Andy Matsuda became a master sushi chef just when sushi’s popularity began to take off around the 1984 Olympic Games in Los Angeles. Up until that time, the palates of most Americans had not reached the point where they could fathom eating raw fish, no matter how fresh it was.
With the advent of fusion sushi cuisine, i.e. the California Roll, Western tastes became acclimated to sushi. Thirty years later, the traditional Japanese cuisine grew into an industry that grossed $2 billion in annual sales with sushi restaurants spreading to nearly every major city in the United States.
Every year, it is my absolute pleasure to plan the Holiday Party for our workplace, Rolling Hills Country Day School. This year, we kicked off the holiday season with a celebration at Sushi Sen Nari in Gardena, California. If you are within driving distance of Gardena and you love sushi, put Sen Nari on your list. From the traditional to the exotic, Sen Nari delivers!
Voted the Best Sushi
Sonny is the owner. He and his wife and the entire staff could not be more hospitable. Sonny and Carol’s daughter graduated from Rolling Hills Country Day School in 2002 so it was especially neat to hold our party in their restaurant. Many photos were taken of Jennifer’s old teachers to email back to her while she studies in Japan.
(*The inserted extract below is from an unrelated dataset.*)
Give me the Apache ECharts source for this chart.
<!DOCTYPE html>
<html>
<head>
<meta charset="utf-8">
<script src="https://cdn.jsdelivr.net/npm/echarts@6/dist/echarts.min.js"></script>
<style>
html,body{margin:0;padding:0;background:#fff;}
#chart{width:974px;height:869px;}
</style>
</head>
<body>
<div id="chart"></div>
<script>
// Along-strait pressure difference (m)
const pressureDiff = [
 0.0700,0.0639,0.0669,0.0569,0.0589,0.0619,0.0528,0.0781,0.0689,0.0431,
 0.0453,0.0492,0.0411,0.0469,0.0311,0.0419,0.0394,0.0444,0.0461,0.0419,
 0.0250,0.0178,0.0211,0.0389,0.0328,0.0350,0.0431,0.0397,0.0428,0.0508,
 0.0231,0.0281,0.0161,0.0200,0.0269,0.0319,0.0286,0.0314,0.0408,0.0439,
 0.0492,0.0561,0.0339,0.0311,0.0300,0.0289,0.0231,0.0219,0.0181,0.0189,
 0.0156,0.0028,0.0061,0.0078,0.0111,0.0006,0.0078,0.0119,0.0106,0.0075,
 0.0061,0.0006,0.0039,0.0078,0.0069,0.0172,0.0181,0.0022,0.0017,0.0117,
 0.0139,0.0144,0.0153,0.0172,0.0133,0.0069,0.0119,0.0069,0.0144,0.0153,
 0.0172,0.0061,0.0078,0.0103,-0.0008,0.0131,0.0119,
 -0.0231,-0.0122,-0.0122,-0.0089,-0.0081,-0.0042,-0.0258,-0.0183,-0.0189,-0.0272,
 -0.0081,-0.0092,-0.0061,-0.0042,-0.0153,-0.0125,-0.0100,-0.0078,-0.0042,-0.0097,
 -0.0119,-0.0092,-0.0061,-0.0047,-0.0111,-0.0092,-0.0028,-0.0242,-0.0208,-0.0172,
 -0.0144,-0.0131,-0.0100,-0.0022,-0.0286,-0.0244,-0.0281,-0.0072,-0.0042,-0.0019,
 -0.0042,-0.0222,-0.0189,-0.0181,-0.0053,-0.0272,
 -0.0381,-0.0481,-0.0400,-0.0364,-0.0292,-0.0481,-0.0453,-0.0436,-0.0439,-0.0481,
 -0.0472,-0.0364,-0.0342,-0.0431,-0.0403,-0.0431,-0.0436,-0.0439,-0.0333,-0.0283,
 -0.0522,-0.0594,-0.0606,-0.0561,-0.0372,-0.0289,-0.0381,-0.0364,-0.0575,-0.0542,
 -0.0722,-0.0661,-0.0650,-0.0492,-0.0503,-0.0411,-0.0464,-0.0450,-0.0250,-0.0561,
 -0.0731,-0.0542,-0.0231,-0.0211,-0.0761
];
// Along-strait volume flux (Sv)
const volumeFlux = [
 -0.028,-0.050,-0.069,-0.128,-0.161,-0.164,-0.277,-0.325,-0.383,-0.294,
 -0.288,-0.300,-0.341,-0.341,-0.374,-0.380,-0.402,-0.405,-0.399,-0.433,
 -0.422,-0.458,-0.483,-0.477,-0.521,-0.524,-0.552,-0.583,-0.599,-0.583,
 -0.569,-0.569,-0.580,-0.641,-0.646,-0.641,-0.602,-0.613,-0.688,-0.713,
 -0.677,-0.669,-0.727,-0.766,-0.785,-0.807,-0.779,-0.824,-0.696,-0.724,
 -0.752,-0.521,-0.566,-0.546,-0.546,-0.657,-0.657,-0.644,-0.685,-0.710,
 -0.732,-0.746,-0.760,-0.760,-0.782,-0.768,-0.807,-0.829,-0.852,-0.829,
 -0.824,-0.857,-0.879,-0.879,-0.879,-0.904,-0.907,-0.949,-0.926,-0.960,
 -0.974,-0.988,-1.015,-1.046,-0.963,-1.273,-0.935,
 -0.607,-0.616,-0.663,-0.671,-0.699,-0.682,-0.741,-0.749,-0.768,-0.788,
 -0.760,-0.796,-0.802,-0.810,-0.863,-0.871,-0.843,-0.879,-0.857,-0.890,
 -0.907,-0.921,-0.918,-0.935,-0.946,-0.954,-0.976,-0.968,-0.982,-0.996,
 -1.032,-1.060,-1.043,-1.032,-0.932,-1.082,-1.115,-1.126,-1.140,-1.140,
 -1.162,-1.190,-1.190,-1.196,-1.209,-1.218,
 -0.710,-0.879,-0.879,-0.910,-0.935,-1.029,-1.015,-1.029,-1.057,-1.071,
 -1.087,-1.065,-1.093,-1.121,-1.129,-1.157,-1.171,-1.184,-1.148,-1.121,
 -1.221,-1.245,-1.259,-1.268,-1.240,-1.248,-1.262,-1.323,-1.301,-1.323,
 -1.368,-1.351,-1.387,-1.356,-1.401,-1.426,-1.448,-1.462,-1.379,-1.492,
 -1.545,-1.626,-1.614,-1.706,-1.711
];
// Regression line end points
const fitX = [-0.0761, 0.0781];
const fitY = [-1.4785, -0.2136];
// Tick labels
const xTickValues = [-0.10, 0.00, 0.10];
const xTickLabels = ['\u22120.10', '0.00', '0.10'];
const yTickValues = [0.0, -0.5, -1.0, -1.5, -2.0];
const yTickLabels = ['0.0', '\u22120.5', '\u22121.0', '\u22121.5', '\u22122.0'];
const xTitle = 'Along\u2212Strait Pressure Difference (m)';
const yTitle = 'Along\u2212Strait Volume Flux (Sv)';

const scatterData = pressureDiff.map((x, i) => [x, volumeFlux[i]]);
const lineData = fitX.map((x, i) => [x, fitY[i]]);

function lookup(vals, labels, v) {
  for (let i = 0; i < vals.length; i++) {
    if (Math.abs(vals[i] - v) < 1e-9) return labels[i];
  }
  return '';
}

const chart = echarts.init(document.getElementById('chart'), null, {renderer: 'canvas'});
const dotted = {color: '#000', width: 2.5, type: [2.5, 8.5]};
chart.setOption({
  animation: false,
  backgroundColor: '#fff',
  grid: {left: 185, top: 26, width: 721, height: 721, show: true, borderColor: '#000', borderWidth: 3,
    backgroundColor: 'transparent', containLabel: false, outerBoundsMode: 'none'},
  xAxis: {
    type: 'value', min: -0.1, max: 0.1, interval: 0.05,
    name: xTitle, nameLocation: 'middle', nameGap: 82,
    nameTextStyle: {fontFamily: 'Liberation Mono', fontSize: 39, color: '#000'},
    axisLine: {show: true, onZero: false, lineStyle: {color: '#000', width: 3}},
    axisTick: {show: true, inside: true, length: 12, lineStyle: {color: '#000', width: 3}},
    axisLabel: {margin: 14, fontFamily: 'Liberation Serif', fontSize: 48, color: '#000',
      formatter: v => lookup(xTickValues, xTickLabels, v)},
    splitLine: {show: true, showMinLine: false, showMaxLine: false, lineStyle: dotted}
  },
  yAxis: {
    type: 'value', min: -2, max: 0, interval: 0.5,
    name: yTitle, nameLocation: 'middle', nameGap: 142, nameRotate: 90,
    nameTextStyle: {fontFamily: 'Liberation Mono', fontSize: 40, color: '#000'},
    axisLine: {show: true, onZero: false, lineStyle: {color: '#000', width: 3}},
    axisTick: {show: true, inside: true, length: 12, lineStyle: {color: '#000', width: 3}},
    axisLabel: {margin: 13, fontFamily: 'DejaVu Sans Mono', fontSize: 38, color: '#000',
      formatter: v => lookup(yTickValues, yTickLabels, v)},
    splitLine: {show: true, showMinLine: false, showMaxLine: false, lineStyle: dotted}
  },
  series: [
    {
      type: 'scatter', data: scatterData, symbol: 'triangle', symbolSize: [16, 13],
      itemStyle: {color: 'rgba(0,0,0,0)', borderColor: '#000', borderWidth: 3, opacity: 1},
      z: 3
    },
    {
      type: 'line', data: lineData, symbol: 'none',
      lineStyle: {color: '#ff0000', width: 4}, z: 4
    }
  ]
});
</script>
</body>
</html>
Otokoyama has been making sake for over 340 years on Hokkaido, Japan’s northernmost island, which has ideal climate and water conditions needed to make superior sake.
There are five elements involved in brewing sake – water, rice, technical skill, yeast, and terrior. More than anything else, sake is a result of a brewing process that uses rice and lots of water. For a terrific lesson on all things sake, please visit esake.com.
It is customary to pour sake for one’s table companions. Here it is served from this nifty vessel with ice in the center. As with wine, you don’t want the sake too cold, or the delicate fragrance and flavors will be masked.
A floral nose with hints of jasmine tea and just the tiniest hints of fresh pink bubblegum. It is smooth and extremely silky in texture with lovely acidity and a floral, rainwater quality that makes for an incredibly clean experience on the palate.
Otokoyama, translation “Man’s Mountain,” is one of my favorites.